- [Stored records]
──────────────────────────────

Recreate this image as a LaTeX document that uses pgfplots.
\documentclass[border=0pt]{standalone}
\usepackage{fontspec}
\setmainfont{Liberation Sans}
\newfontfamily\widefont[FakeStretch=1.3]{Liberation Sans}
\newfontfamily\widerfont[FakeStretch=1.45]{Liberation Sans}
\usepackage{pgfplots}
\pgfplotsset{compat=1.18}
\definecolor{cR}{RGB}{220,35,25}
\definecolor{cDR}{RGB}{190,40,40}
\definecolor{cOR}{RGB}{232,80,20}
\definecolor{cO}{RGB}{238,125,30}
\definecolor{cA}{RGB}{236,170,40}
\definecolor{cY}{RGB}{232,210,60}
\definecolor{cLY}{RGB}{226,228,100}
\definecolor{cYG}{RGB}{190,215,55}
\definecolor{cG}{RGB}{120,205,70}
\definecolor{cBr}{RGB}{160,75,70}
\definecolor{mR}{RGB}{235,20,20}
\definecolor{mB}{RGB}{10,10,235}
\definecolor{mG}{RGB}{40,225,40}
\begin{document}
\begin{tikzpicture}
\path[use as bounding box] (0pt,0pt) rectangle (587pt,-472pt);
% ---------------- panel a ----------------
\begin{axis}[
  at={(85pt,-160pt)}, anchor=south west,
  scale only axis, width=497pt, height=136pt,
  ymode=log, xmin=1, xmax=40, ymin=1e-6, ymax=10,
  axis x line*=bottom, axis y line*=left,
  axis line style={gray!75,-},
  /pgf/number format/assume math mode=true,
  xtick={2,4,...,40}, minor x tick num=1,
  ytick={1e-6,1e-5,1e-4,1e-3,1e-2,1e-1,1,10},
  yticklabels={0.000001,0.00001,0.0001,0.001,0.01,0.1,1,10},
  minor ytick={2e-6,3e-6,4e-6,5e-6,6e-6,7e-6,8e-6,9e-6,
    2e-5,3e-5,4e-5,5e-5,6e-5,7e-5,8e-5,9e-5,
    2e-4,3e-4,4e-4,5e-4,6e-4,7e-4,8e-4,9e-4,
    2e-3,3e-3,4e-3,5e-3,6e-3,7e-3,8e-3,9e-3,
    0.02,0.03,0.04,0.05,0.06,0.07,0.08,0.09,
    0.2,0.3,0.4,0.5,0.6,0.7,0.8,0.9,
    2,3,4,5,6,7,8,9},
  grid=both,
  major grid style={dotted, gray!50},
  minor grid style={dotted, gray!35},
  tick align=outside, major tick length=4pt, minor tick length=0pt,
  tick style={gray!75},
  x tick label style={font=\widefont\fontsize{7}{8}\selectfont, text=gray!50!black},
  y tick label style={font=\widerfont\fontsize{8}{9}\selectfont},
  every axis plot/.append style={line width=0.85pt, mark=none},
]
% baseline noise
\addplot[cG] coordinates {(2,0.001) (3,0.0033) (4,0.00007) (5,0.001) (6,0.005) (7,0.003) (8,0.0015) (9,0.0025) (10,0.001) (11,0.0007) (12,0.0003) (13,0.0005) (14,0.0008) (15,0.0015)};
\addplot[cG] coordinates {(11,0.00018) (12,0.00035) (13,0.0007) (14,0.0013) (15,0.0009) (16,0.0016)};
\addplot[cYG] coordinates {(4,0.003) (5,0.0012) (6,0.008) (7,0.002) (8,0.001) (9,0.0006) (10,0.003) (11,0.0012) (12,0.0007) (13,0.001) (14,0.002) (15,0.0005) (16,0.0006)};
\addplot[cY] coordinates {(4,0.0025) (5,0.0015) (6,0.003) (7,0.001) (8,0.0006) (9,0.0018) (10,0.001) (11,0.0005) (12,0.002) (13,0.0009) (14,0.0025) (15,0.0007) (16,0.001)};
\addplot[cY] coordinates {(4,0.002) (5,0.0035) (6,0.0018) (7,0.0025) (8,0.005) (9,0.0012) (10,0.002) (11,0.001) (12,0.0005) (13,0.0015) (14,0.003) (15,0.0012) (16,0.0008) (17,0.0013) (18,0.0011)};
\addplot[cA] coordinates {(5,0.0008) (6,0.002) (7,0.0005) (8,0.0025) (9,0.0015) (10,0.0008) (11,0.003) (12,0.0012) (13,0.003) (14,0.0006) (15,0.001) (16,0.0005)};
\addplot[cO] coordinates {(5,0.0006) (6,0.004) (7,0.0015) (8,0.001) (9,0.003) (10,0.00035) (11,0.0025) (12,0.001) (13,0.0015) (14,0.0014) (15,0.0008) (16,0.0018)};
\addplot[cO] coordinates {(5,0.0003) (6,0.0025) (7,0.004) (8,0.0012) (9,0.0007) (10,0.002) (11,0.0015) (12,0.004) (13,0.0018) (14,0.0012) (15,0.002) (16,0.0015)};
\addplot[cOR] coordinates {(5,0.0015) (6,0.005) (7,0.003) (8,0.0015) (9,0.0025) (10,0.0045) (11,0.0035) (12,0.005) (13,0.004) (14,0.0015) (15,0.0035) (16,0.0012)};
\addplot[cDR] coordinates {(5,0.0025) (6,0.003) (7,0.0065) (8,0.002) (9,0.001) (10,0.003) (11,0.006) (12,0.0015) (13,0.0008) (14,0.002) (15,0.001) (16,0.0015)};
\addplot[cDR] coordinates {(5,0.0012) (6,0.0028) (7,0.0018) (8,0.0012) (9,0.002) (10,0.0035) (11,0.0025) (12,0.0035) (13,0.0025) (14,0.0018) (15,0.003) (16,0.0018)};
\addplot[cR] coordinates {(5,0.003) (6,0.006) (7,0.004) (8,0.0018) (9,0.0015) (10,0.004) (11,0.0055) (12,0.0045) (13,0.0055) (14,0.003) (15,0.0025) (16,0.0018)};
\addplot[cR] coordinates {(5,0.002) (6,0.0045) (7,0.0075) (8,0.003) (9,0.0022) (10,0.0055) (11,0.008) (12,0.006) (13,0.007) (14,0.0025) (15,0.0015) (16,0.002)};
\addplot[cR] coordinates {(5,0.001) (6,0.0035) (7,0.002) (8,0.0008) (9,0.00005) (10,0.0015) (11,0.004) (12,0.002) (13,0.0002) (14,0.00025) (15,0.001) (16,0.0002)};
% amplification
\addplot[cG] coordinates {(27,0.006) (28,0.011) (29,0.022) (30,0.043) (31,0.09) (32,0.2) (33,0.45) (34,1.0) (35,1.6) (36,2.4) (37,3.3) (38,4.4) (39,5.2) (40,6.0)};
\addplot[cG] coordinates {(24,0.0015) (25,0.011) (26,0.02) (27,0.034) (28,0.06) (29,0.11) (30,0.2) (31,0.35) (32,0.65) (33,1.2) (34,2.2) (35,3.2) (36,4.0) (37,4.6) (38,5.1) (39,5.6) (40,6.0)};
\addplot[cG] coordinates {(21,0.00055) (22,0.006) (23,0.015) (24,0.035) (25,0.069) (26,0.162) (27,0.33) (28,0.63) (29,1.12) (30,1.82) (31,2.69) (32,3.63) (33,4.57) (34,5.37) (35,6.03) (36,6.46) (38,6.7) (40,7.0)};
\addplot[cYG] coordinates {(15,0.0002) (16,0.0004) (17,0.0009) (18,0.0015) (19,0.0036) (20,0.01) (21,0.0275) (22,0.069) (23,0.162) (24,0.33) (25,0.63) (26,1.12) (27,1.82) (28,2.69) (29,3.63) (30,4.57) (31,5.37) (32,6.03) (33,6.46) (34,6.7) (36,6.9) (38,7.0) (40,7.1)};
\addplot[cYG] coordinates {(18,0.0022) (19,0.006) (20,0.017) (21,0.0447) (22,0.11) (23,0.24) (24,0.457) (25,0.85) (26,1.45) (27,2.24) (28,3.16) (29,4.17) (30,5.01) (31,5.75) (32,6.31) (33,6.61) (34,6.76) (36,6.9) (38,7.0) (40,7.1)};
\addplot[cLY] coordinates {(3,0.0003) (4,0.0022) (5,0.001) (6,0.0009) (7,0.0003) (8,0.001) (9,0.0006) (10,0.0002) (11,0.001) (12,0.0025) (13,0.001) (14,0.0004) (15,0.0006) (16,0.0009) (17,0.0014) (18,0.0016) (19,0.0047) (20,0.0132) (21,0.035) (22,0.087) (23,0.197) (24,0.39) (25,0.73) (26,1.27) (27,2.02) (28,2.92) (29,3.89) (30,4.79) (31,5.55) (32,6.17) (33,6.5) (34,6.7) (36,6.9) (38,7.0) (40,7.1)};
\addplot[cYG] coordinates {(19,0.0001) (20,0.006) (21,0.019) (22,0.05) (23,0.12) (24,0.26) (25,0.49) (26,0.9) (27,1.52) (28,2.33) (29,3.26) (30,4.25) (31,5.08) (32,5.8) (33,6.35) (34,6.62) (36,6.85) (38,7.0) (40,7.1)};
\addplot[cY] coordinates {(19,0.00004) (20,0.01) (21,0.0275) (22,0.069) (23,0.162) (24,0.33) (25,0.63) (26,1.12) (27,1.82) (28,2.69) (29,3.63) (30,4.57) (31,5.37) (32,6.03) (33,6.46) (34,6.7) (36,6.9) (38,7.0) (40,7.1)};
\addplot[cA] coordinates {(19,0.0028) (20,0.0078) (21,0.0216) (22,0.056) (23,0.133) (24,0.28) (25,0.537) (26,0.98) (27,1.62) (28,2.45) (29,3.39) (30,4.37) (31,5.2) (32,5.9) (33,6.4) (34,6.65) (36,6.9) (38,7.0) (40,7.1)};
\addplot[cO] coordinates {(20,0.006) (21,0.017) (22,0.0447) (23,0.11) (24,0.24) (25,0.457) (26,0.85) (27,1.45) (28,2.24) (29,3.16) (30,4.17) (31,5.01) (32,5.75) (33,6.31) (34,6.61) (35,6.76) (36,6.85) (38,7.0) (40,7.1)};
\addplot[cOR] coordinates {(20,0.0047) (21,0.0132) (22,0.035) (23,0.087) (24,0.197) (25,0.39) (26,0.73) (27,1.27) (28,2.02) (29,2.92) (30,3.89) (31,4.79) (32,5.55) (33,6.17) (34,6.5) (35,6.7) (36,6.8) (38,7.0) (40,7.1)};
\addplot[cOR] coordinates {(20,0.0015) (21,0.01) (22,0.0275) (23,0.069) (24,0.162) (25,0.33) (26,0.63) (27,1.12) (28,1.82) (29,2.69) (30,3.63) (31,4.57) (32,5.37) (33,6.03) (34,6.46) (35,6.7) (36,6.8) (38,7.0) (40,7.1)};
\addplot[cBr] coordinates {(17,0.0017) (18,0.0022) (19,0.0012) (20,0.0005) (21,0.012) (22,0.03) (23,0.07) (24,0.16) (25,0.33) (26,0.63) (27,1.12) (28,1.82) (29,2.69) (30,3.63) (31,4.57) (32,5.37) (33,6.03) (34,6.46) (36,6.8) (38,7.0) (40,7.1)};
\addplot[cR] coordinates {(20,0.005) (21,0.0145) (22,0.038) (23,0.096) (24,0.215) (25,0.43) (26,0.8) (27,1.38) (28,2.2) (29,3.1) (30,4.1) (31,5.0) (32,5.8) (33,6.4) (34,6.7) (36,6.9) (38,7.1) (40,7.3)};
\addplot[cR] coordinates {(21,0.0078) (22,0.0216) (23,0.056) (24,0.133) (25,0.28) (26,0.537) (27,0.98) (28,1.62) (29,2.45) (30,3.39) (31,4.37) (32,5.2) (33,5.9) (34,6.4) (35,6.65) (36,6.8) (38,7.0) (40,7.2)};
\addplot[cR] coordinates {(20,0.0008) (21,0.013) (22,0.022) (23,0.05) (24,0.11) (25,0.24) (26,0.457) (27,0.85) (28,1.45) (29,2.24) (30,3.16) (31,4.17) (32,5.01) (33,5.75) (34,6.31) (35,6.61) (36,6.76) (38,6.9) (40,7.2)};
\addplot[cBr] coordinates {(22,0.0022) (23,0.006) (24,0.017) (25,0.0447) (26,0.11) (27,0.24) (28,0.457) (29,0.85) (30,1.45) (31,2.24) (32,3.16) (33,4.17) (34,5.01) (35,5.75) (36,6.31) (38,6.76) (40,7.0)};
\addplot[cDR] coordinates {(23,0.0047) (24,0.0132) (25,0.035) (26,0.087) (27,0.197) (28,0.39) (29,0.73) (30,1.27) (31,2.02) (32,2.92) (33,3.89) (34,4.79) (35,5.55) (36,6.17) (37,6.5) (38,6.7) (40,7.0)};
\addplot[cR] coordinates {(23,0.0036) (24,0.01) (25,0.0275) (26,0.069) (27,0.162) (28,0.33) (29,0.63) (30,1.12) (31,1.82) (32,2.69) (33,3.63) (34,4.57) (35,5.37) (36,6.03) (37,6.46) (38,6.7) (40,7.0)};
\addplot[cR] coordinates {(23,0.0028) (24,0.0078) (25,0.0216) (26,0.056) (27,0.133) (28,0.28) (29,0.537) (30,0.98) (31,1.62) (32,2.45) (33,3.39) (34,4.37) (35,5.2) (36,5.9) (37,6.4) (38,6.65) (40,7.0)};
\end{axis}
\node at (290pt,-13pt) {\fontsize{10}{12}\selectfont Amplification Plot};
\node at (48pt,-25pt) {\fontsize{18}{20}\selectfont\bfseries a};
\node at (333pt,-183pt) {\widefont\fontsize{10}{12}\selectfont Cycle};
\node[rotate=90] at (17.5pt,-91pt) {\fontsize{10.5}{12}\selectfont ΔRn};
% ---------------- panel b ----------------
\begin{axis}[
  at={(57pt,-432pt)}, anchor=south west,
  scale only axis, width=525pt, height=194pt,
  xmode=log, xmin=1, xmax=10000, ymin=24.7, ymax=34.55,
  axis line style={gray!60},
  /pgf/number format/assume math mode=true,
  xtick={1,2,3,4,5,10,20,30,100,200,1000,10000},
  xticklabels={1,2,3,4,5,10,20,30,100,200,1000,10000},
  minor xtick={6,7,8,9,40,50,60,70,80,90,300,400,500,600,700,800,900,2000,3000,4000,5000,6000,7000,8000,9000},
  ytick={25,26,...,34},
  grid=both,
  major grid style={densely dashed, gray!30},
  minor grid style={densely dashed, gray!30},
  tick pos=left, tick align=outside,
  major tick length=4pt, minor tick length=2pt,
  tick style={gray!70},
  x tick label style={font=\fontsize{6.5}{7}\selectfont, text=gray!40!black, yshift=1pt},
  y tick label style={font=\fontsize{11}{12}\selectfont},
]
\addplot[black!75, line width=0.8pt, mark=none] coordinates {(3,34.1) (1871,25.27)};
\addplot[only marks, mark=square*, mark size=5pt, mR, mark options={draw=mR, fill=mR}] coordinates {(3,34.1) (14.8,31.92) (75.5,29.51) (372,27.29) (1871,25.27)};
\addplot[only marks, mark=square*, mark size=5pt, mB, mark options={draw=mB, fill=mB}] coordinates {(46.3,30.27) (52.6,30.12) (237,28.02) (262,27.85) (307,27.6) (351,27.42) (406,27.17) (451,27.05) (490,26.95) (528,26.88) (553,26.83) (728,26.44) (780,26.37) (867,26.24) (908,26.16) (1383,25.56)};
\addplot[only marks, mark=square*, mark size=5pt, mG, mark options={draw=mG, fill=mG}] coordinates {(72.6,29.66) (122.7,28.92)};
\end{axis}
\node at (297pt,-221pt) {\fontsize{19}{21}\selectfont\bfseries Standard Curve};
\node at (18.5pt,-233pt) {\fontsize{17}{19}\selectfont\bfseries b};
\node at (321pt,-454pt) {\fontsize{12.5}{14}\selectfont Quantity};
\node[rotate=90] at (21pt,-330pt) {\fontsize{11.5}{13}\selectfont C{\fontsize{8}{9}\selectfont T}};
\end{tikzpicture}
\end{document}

──────────────────────────────

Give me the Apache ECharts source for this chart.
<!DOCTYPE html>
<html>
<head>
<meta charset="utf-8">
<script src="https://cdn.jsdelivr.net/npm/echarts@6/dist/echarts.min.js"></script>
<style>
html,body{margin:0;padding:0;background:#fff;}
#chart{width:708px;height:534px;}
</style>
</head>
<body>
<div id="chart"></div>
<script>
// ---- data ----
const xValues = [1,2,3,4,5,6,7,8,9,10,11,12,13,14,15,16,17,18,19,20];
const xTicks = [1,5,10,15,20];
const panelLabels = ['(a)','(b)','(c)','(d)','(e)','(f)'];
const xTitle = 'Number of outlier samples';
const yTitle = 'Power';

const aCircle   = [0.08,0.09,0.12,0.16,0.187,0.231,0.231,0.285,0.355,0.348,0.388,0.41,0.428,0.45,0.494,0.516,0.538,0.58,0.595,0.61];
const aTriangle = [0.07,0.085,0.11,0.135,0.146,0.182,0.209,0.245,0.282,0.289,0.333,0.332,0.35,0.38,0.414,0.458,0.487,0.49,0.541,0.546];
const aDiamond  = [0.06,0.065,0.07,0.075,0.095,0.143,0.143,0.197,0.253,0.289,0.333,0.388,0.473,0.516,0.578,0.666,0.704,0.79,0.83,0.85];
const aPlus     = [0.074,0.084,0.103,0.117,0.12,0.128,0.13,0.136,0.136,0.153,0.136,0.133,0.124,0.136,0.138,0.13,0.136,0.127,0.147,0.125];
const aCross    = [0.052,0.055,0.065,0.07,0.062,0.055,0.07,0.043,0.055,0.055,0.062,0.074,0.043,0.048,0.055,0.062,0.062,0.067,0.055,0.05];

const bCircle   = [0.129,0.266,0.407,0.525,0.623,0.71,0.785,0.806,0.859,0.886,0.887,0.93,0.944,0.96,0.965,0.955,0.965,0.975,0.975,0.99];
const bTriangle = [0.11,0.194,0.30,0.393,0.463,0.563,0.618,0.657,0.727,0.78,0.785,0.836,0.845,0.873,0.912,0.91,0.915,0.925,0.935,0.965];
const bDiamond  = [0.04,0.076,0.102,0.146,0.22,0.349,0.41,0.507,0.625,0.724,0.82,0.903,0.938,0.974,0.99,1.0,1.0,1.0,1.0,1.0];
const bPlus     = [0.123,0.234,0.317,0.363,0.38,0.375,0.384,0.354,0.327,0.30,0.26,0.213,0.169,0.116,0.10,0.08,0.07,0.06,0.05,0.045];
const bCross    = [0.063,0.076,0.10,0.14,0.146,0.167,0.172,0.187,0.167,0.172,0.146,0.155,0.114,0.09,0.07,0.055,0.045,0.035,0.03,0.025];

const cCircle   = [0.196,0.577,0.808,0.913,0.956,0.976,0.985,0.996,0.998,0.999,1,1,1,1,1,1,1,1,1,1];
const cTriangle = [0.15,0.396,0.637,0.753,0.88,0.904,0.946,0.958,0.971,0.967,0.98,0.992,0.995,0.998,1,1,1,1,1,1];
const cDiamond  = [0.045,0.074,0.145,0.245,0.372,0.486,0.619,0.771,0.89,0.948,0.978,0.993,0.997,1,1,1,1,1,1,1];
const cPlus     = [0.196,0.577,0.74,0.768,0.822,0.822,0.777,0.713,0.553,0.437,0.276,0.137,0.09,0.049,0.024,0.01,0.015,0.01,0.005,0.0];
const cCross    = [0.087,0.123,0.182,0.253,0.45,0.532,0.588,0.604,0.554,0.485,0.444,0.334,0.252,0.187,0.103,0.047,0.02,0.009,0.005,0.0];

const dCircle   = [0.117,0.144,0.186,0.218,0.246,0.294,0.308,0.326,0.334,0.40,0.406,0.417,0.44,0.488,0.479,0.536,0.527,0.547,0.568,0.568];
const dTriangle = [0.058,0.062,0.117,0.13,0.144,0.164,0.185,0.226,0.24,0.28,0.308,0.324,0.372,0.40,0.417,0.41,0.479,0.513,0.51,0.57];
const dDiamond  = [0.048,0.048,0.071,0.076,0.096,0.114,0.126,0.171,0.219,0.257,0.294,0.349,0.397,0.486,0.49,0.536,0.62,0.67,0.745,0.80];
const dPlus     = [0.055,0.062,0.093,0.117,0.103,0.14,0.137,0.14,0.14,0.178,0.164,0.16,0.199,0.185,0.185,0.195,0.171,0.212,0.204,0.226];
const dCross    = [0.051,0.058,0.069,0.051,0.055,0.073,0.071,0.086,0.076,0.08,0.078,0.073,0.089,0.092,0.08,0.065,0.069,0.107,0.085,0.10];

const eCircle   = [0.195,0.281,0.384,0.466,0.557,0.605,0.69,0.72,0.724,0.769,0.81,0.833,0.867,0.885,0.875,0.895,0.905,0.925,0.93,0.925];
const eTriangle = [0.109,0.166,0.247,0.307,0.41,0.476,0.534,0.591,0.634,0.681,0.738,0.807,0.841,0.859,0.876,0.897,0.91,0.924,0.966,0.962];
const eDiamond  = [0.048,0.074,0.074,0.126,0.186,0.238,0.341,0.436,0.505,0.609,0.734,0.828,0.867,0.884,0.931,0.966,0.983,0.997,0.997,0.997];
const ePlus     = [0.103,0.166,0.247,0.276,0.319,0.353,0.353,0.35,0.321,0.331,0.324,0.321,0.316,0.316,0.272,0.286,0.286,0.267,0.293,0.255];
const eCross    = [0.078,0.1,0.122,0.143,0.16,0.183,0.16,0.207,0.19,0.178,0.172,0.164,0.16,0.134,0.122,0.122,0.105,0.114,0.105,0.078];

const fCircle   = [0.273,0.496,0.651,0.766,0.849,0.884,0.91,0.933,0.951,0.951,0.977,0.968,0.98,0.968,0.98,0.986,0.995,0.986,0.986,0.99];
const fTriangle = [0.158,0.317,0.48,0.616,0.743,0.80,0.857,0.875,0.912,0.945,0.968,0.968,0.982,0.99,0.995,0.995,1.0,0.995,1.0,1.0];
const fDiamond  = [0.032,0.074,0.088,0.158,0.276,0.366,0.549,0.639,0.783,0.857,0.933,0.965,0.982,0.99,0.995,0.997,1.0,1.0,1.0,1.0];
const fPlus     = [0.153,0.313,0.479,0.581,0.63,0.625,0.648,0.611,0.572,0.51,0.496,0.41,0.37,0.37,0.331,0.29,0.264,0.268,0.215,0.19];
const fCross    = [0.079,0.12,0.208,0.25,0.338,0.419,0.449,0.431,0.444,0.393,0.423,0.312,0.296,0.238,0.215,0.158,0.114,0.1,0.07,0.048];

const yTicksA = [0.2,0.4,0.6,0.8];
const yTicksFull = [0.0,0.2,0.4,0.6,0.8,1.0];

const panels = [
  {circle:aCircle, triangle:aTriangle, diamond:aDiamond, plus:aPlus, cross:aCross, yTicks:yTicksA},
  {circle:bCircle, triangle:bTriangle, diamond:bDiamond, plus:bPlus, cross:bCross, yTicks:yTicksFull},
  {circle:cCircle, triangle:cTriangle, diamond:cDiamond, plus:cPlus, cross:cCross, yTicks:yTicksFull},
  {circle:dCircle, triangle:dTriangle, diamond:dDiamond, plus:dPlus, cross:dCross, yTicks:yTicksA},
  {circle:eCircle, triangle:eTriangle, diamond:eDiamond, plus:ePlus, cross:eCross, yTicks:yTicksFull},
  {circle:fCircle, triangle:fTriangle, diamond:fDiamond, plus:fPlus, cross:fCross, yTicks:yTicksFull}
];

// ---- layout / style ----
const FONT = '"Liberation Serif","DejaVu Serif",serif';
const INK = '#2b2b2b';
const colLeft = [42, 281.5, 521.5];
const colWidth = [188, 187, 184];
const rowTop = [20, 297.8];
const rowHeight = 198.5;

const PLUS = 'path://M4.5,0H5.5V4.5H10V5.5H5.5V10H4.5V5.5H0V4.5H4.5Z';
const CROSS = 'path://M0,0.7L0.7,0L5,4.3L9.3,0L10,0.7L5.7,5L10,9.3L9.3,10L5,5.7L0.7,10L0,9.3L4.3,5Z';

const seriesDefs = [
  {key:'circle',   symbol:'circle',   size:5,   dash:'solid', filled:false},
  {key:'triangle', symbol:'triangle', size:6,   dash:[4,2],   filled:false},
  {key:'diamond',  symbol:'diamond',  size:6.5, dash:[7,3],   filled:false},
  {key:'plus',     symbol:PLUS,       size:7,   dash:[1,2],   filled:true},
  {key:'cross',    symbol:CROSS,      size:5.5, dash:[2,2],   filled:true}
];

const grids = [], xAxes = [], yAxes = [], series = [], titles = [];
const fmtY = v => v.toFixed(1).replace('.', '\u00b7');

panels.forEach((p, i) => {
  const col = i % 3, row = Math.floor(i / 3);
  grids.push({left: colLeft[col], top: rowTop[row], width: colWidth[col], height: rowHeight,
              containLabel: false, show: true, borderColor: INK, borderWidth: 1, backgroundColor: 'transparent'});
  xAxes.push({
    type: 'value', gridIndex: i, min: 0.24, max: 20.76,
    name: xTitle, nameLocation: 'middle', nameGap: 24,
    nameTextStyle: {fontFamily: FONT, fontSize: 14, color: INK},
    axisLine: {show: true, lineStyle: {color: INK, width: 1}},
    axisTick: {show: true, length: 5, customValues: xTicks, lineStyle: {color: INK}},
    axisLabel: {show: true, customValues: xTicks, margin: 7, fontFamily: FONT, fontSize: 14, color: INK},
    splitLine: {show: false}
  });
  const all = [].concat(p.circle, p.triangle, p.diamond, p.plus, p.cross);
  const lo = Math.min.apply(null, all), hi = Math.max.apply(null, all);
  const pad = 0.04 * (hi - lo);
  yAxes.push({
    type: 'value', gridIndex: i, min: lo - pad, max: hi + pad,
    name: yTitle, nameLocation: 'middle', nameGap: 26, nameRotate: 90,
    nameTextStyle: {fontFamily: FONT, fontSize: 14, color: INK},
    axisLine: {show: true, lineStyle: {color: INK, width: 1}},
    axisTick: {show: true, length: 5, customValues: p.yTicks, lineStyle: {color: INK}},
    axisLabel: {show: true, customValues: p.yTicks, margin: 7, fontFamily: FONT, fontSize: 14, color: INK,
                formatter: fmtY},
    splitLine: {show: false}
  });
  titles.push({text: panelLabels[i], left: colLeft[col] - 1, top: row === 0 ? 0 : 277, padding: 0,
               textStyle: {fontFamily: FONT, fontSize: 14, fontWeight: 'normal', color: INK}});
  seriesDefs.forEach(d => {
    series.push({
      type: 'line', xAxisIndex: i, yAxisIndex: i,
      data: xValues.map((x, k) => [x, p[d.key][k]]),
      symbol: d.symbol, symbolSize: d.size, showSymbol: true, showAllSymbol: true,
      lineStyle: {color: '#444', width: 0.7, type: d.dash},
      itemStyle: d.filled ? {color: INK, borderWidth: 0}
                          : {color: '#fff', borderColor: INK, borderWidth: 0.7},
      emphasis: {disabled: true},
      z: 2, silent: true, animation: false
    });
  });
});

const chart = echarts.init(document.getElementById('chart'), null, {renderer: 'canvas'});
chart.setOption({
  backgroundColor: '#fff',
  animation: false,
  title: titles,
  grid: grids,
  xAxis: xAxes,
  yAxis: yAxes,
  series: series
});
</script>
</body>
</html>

──────────────────────────────

- [Written exercise]
In the listing above, find the line with "Give me the" and the line with "const yTitle = 'Power';", then print exactly those lines and every line between them.

- [Full solution]
Give me the Apache ECharts source for this chart.
<!DOCTYPE html>
<html>
<head>
<meta charset="utf-8">
<script src="https://cdn.jsdelivr.net/npm/echarts@6/dist/echarts.min.js"></script>
<style>
html,body{margin:0;padding:0;background:#fff;}
#chart{width:708px;height:534px;}
</style>
</head>
<body>
<div id="chart"></div>
<script>
// ---- data ----
const xValues = [1,2,3,4,5,6,7,8,9,10,11,12,13,14,15,16,17,18,19,20];
const xTicks = [1,5,10,15,20];
const panelLabels = ['(a)','(b)','(c)','(d)','(e)','(f)'];
const xTitle = 'Number of outlier samples';
const yTitle = 'Power';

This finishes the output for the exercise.